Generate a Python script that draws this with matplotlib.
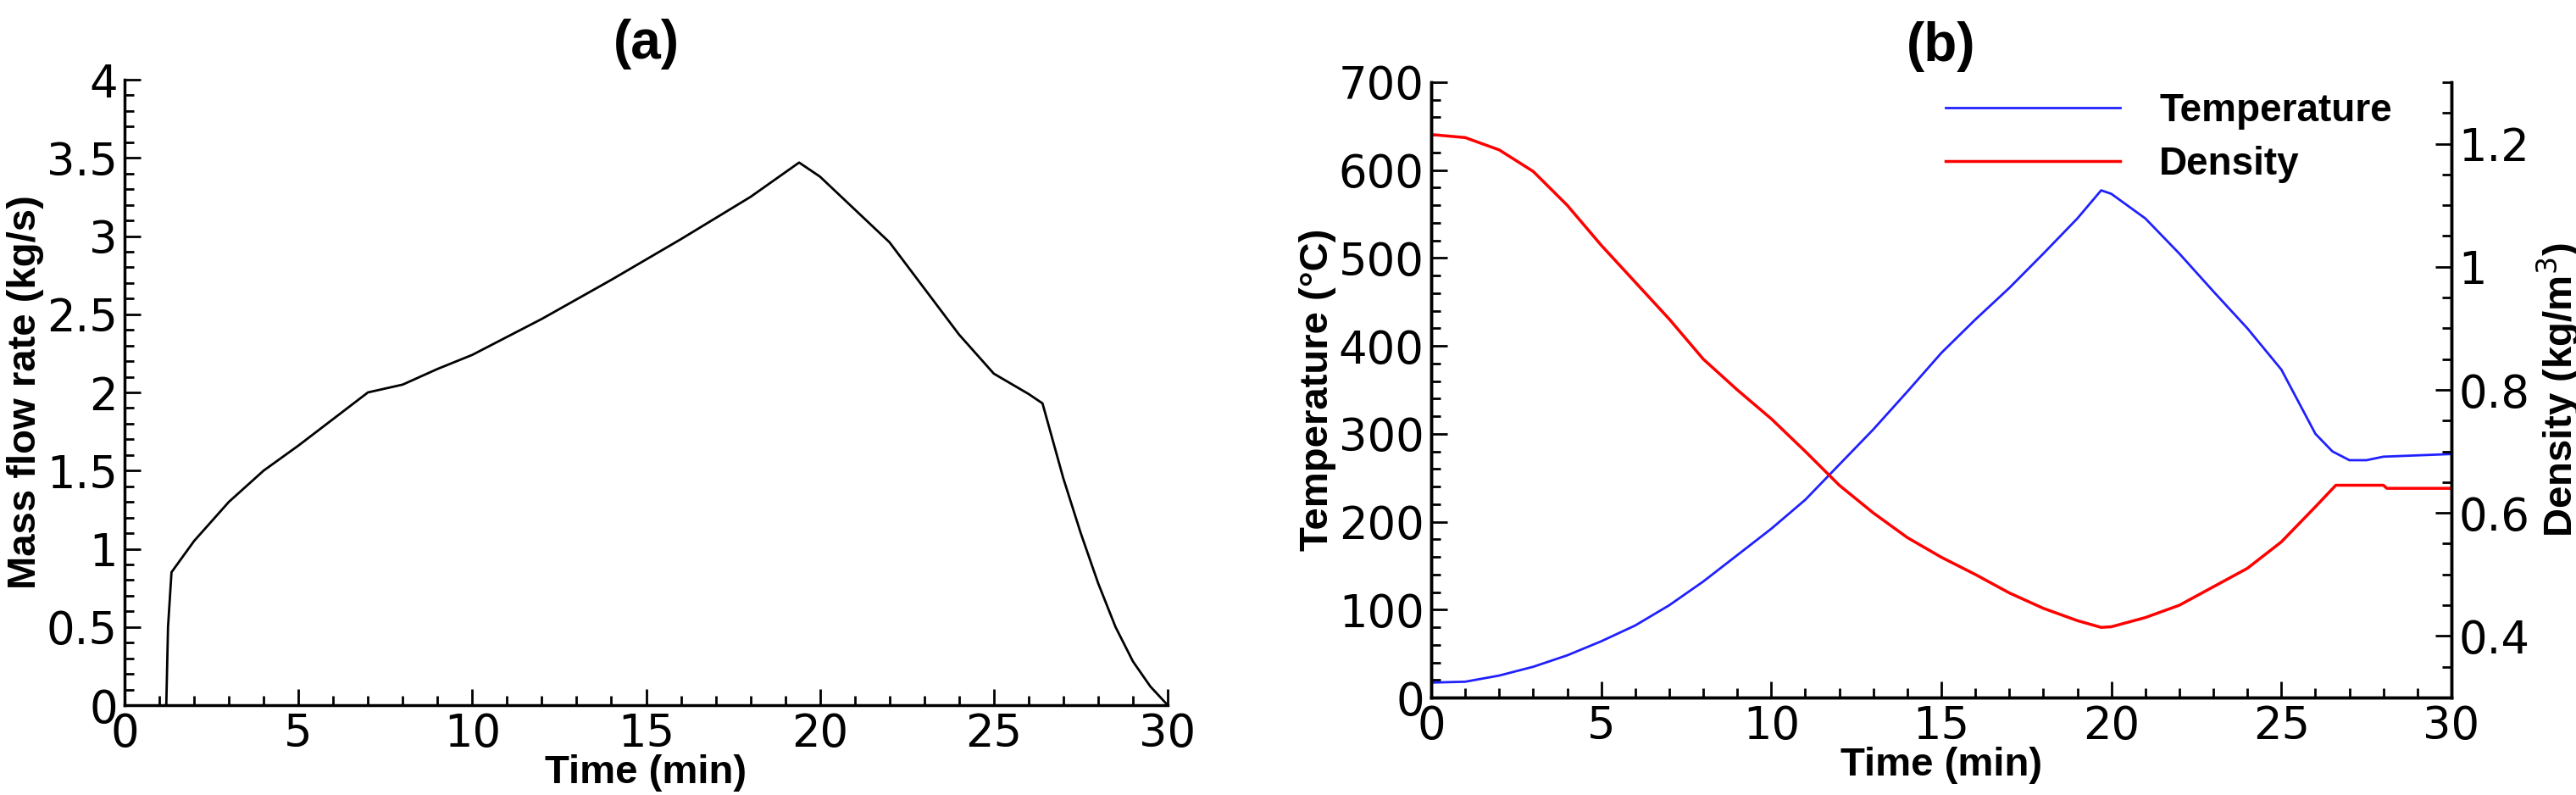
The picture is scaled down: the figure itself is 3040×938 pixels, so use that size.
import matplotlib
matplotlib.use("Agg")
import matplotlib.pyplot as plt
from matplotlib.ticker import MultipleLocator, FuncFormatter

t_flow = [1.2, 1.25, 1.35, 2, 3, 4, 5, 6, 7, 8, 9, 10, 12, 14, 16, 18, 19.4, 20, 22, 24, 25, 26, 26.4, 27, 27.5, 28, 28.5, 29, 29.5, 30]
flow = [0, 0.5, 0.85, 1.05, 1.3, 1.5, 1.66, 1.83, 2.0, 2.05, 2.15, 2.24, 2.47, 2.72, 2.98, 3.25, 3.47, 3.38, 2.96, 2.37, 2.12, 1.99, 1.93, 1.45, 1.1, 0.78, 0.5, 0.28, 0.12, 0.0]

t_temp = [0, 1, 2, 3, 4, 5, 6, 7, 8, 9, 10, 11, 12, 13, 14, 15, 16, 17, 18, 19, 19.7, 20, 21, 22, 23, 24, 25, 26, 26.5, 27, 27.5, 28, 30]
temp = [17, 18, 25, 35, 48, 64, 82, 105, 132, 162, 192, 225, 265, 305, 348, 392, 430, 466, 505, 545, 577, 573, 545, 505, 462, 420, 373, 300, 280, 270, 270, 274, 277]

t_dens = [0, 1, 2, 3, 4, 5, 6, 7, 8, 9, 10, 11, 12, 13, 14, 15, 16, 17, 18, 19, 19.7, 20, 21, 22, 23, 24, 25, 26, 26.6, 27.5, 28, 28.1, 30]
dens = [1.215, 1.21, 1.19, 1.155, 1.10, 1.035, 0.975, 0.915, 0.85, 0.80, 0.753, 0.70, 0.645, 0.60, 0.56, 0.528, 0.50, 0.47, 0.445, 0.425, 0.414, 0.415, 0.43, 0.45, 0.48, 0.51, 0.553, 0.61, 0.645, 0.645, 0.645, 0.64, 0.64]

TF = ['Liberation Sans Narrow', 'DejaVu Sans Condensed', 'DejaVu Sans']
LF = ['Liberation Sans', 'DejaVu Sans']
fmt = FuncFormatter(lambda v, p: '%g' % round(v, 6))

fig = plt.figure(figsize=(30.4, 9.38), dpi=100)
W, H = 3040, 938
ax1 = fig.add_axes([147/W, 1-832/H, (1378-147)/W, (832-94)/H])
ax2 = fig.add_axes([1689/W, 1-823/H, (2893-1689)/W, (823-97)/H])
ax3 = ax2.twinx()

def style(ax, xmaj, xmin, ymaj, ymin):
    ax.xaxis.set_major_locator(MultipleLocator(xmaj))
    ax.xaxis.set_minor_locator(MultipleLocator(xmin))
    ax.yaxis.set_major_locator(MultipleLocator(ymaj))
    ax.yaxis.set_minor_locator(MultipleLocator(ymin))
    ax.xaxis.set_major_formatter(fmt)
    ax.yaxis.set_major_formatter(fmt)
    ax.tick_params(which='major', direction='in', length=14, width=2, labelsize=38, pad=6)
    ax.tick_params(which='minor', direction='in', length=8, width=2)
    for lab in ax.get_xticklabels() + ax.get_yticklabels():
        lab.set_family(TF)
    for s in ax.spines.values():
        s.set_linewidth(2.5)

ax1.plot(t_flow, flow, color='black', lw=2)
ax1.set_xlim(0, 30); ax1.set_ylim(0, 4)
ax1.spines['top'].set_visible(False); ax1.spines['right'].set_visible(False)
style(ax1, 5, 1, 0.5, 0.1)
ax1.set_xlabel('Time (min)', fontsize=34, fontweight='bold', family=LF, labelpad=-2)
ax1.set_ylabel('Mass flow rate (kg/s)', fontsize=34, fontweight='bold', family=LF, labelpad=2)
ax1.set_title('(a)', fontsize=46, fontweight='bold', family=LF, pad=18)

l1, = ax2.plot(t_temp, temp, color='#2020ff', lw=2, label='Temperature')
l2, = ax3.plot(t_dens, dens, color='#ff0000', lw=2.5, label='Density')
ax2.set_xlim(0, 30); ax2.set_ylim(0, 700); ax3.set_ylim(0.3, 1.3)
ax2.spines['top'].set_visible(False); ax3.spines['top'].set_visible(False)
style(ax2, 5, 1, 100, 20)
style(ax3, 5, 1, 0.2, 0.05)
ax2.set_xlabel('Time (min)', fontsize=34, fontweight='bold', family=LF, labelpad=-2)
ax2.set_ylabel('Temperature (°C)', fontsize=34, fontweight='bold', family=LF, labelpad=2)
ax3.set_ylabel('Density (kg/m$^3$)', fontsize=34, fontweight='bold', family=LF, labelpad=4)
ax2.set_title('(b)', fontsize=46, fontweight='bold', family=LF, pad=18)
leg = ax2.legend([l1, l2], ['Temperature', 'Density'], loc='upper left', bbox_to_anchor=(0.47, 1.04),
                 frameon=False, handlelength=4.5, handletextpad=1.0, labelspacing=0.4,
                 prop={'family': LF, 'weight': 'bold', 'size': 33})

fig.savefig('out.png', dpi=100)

__________________________________________________

YOUR INSTRUCTIONS » From the data above, copy out every line with the string "matplotlib" in it.

RESULT FOR THIS TASK »
Generate a Python script that draws this with matplotlib.
import matplotlib
matplotlib.use("Agg")
import matplotlib.pyplot as plt
from matplotlib.ticker import MultipleLocator, FuncFormatter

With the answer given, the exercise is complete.